Daryl Morey the GM of Houston was certainly willing to “overpay” for Jimmy Butler, knowing the final championship piece is by far the hardest one to obtain. And his overpay was still insufficient based on Minnesota’s actions when they opted instead to send Butler to Philadelphia. The Sixers will now have to maintain a big four and then Elton Brand will rely on his player personnel staff and analytics department to help him fill out the rest of the roster. That is where folks like Marc Eversley, Alex Rucker, Ned Cohen, or newly hired Annelie Schmittel may be leaned on to play and win along the margins with now fewer resources.

In Philly, you have to play the margins a little more deftly than you do in New York or Los Angeles. The Sixers have to significantly outmaneuver teams whose cities are simply bigger free agent draws.

Excitingly, there now exists a few scenarios where the Sixers could be the odds-on favorites to win the NBA Finals heading into next season. Of course, they’ll need a strong buyout market, playoff push, and then hope to retain a big four (even if it’s not this precise unit).

Then they’ll have to hope the rest of the league’s superstars wind up on different teams so there is more parity and no singular super team.

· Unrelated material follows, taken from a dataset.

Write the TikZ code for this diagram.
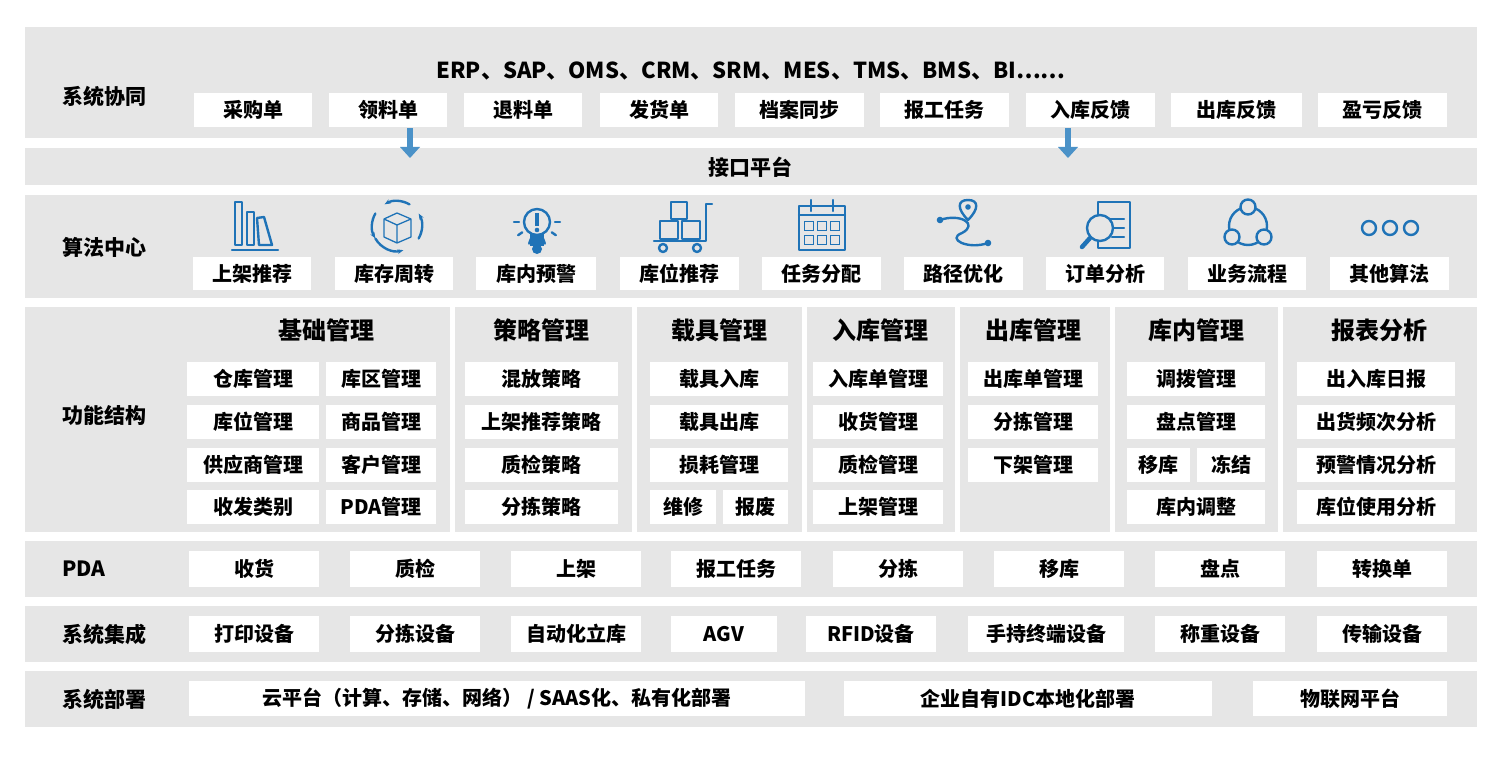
\documentclass[tikz,border=0pt]{standalone}
\usepackage{fontspec}
\setmainfont{Noto Sans CJK SC Black}
\usetikzlibrary{arrows.meta}
\definecolor{bandgray}{HTML}{E6E6E6}
\definecolor{iconblue}{HTML}{1F73B7}
\definecolor{arrblue}{HTML}{4B92C8}
\tikzset{
  band/.style={fill=bandgray,draw=none},
  bx/.style={fill=white,draw=none,inner sep=0pt,font=\fontsize{20}{20}\selectfont,text=black},
  lbl/.style={font=\fontsize{21}{21}\selectfont,text=black,inner sep=0pt},
  hdr/.style={font=\fontsize{24}{24}\selectfont,text=black,inner sep=0pt},
  ic/.style={draw=iconblue,line width=2.4pt,line cap=round,line join=round},
  icf/.style={fill=iconblue,draw=none}
}
\newcommand\B[6]{\node[bx,minimum width={#4pt-#2pt},minimum height={#5pt-#3pt}] (#1) at ({(#2+#4)/2},{(#3+#5)/2}) {#6};}
\begin{document}
\begin{tikzpicture}[x=1pt,y=-1pt]
\useasboundingbox[fill=white] (0,0) rectangle (1500,770);
% bands
\fill[band] (25,27) rectangle (1477,138);
\fill[band] (25,148) rectangle (1477,185);
\fill[band] (25,195) rectangle (1477,298);
\fill[band] (25,307) rectangle (450,532);
\fill[band] (455,307) rectangle (632,532);
\fill[band] (637,307) rectangle (802,532);
\fill[band] (807,307) rectangle (955,532);
\fill[band] (960,307) rectangle (1110,532);
\fill[band] (1115,307) rectangle (1278,532);
\fill[band] (1283,307) rectangle (1477,532);
\fill[band] (25,541) rectangle (1477,597);
\fill[band] (25,606) rectangle (1477,662);
\fill[band] (25,671) rectangle (1477,727);
% row labels
\node[lbl] (l1) at (104,97) {系统协同};
\node[lbl] (l3) at (104,247) {算法中心};
\node[lbl] (l4) at (104,415) {功能结构};
\node[lbl] (l5) at (84,569) {PDA};
\node[lbl] (l6) at (104,634) {系统集成};
\node[lbl] (l7) at (104,699) {系统部署};
% row 1
\node[font=\fontsize{22}{22}\selectfont,inner sep=0pt] (sys) at (751,71) {ERP、SAP、OMS、CRM、SRM、MES、TMS、BMS、BI……};
\B{a1}{194}{93}{312}{127}{采购单}
\B{a2}{329}{93}{447}{127}{领料单}
\B{a3}{464}{93}{582}{127}{退料单}
\B{a4}{600}{93}{718}{127}{发货单}
\B{a5}{735}{93}{864}{127}{档案同步}
\B{a6}{880}{93}{1009}{127}{报工任务}
\B{a7}{1026}{93}{1155}{127}{入库反馈}
\B{a8}{1171}{93}{1302}{127}{出库反馈}
\B{a9}{1318}{93}{1447}{127}{盈亏反馈}
% row 2
\node[lbl] (ifc) at (750,167) {接口平台};
\coordinate (ar1) at (410,158);
\coordinate (ar2) at (1068,158);
\fill[arrblue] (407,128) rectangle (413,148);
\fill[arrblue] (400,147) -- (420,147) -- (ar1) -- cycle;
\fill[arrblue] (1065,128) rectangle (1071,148);
\fill[arrblue] (1058,147) -- (1078,147) -- (ar2) -- cycle;
% row 3 boxes
\B{b1}{193}{257}{311}{290}{上架推荐}
\B{b2}{335}{257}{453}{290}{库存周转}
\B{b3}{476}{257}{596}{290}{库内预警}
\B{b4}{620}{257}{739}{290}{库位推荐}
\B{b5}{762}{257}{881}{290}{任务分配}
\B{b6}{904}{257}{1023}{290}{路径优化}
\B{b7}{1046}{257}{1164}{290}{订单分析}
\B{b8}{1188}{257}{1306}{290}{业务流程}
\B{b9}{1330}{257}{1449}{290}{其他算法}
% icons
% 1 books
\begin{scope}[shift={(254,226)}]
\draw[ic] (-22,24) -- (24,24);
\draw[ic] (-19,19) -- (-19,-24) -- (-12,-24) -- (-12,19) -- cycle;
\draw[ic] (-7,19) -- (-7,-14) -- (0,-14) -- (0,19) -- cycle;
\draw[ic] (5,19) -- (3,-8) -- (10,-9) -- (18,19) -- cycle;
\end{scope}
% 2 box cycle
\begin{scope}[shift={(397,226)}]
\draw[ic,-{Stealth[length=6pt]}] (150:25) arc (150:75:25);
\draw[ic,-{Stealth[length=6pt]}] (30:25) arc (30:-30:25);
\draw[ic,-{Stealth[length=6pt]}] (-60:25) arc (-60:-120:25);
\draw[ic,-{Stealth[length=6pt]}] (-150:25) arc (-150:-210:25);
\draw[draw=iconblue,line width=1.3pt,line join=round] (-13,-7) -- (0,-13) -- (14,-7) -- (14,11) -- (0,17) -- (-13,11) -- cycle (-13,-7) -- (0,-1) -- (14,-7) (0,-1) -- (0,17);
\end{scope}
% 3 bulb
\begin{scope}[shift={(537,222)}]
\draw[ic] (0,0) circle (13);
\fill[icf] (-7,12) rectangle (7,24);
\fill[icf] (0,27) circle (5);
\fill[icf] (-2.2,-9) rectangle (2.2,4);
\fill[icf] (0,8) circle (2.3);
\foreach \a in {0,35,70,110,145,180}{\draw[ic] (\a:18) -- (\a:23);}
\end{scope}
% 4 cart
\begin{scope}[shift={(680,226)}]
\draw[ic] (-26,15) -- (26,15) -- (26,-22) -- (32,-22);
\draw[ic] (-20,-5) rectangle (-2,13);
\draw[ic] (2,-5) rectangle (20,13);
\draw[ic] (-9,-24) rectangle (7,-7);
\draw[ic] (-17,22) circle (4);
\draw[ic] (17,22) circle (4);
\end{scope}
% 5 calendar
\begin{scope}[shift={(822,226)}]
\draw[ic] (-23,-20) rectangle (23,24);
\draw[ic] (-23,-11) -- (23,-11);
\draw[ic] (-11,-26) -- (-11,-15) (11,-26) -- (11,-15);
\foreach \x in {-13,0,13}{\foreach \y in {0,14}{\draw[draw=iconblue,line width=1.4pt] (\x-4.5,\y-4.5) rectangle (\x+4.5,\y+4.5);}}
\end{scope}
% 6 route
\begin{scope}[shift={(964,226)}]
\draw[ic] (-24,-6) .. controls (-4,-13) and (15,-2) .. (-2,7) .. controls (-18,13) and (4,24) .. (24,17);
\draw[ic,fill=bandgray] (4,-6) .. controls (-7,-17) and (-7,-26) .. (4,-26) .. controls (15,-26) and (15,-17) .. (4,-6) -- cycle;
\fill[icf] (4,-19) circle (2.8);
\fill[icf] (-24,-6) circle (3.3);
\fill[icf] (24,17) circle (3.3);
\end{scope}
% 7 magnifier doc
\begin{scope}[shift={(1106,226)}]
\draw[ic] (-8,-24) rectangle (24,22);
\draw[ic] (2,-7) -- (18,-7) (6,2) -- (18,2) (6,11) -- (18,11);
\draw[ic,fill=bandgray] (-6,2) circle (13);
\draw[line width=4.5pt,draw=iconblue,line cap=round] (-16,12) -- (-24,21);
\end{scope}
% 8 flow
\begin{scope}[shift={(1248,226)}]
\draw[ic] (0,0) circle (19);
\draw[ic,fill=bandgray] (0,-19) circle (7.5);
\draw[ic,fill=bandgray] (-16,11) circle (7.5);
\draw[ic,fill=bandgray] (16,11) circle (7.5);
\end{scope}
% 9 dots
\begin{scope}[shift={(1390,228)}]
\draw[ic] (-21,0) circle (7) (0,0) circle (7) (21,0) circle (7);
\end{scope}
% row 4 headers
\node[hdr] (h1) at (326,330) {基础管理};
\node[hdr] (h2) at (541,330) {策略管理};
\node[hdr] (h3) at (719,330) {载具管理};
\node[hdr] (h4) at (880,330) {入库管理};
\node[hdr] (h5) at (1033,330) {出库管理};
\node[hdr] (h6) at (1196,330) {库内管理};
\node[hdr] (h7) at (1379,330) {报表分析};
% 基础管理
\B{c11}{187}{362}{319}{396}{仓库管理}
\B{c12}{326}{362}{436}{396}{库区管理}
\B{c13}{187}{405}{319}{439}{库位管理}
\B{c14}{326}{405}{436}{439}{商品管理}
\B{c15}{187}{448}{319}{482}{供应商管理}
\B{c16}{326}{448}{436}{482}{客户管理}
\B{c17}{187}{490}{319}{524}{收发类别}
\B{c18}{326}{490}{436}{524}{PDA管理}
% 策略
\B{c21}{465}{362}{618}{396}{混放策略}
\B{c22}{465}{405}{618}{439}{上架推荐策略}
\B{c23}{465}{448}{618}{482}{质检策略}
\B{c24}{465}{490}{618}{524}{分拣策略}
% 载具
\B{c31}{650}{362}{788}{396}{载具入库}
\B{c32}{650}{405}{788}{439}{载具出库}
\B{c33}{650}{448}{788}{482}{损耗管理}
\B{c34}{650}{490}{716}{524}{维修}
\B{c35}{723}{490}{788}{524}{报废}
% 入库
\B{c41}{813}{362}{943}{396}{入库单管理}
\B{c42}{813}{405}{943}{439}{收货管理}
\B{c43}{813}{448}{943}{482}{质检管理}
\B{c44}{813}{490}{943}{524}{上架管理}
% 出库
\B{c51}{968}{362}{1098}{396}{出库单管理}
\B{c52}{968}{405}{1098}{439}{分拣管理}
\B{c53}{968}{448}{1098}{482}{下架管理}
% 库内
\B{c61}{1127}{362}{1265}{396}{调拨管理}
\B{c62}{1127}{405}{1265}{439}{盘点管理}
\B{c63}{1127}{448}{1190}{482}{移库}
\B{c64}{1197}{448}{1265}{482}{冻结}
\B{c65}{1127}{490}{1265}{524}{库内调整}
% 报表
\B{c71}{1297}{362}{1455}{396}{出入库日报}
\B{c72}{1297}{405}{1455}{439}{出货频次分析}
\B{c73}{1297}{448}{1455}{482}{预警情况分析}
\B{c74}{1297}{490}{1455}{524}{库位使用分析}
% PDA
\B{d1}{189}{551}{319}{587}{收货}
\B{d2}{350}{551}{480}{587}{质检}
\B{d3}{511}{551}{641}{587}{上架}
\B{d4}{671}{551}{801}{587}{报工任务}
\B{d5}{833}{551}{963}{587}{分拣}
\B{d6}{994}{551}{1124}{587}{移库}
\B{d7}{1155}{551}{1285}{587}{盘点}
\B{d8}{1317}{551}{1447}{587}{转换单}
% 集成
\B{e1}{189}{616}{319}{652}{打印设备}
\B{e2}{350}{616}{480}{652}{分拣设备}
\B{e3}{511}{616}{641}{652}{自动化立库}
\B{e4}{671}{616}{777}{652}{AGV}
\B{e5}{806}{616}{936}{652}{RFID设备}
\B{e6}{968}{616}{1124}{652}{手持终端设备}
\B{e7}{1155}{616}{1285}{652}{称重设备}
\B{e8}{1317}{616}{1447}{652}{传输设备}
% 部署
\B{f1}{189}{681}{805}{716}{云平台（计算、存储、网络） / SAAS化、私有化部署}
\B{f2}{844}{681}{1212}{716}{企业自有IDC本地化部署}
\B{f3}{1253}{681}{1447}{716}{物联网平台}
\end{tikzpicture}
\end{document}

[1] Redick is not affected by how much Butler/Harris get paid, if they both choose to stay, unless Philadelphia doesn’t want to pay the tax next year. In that scenario, you have Embiid, Butler (max), Harris (max), B. Simmons. J. Simmons (waived), Smith, Bolden, Ennis, and their first-round pick, which leaves $21.1M below the tax for Redick + filling out the rest of their roster. Even if Redick gets a raise, there’s plenty of room under the tax for him, per

[2] All these figures include an estimated cap hold for their first-round pick at $2.0 million.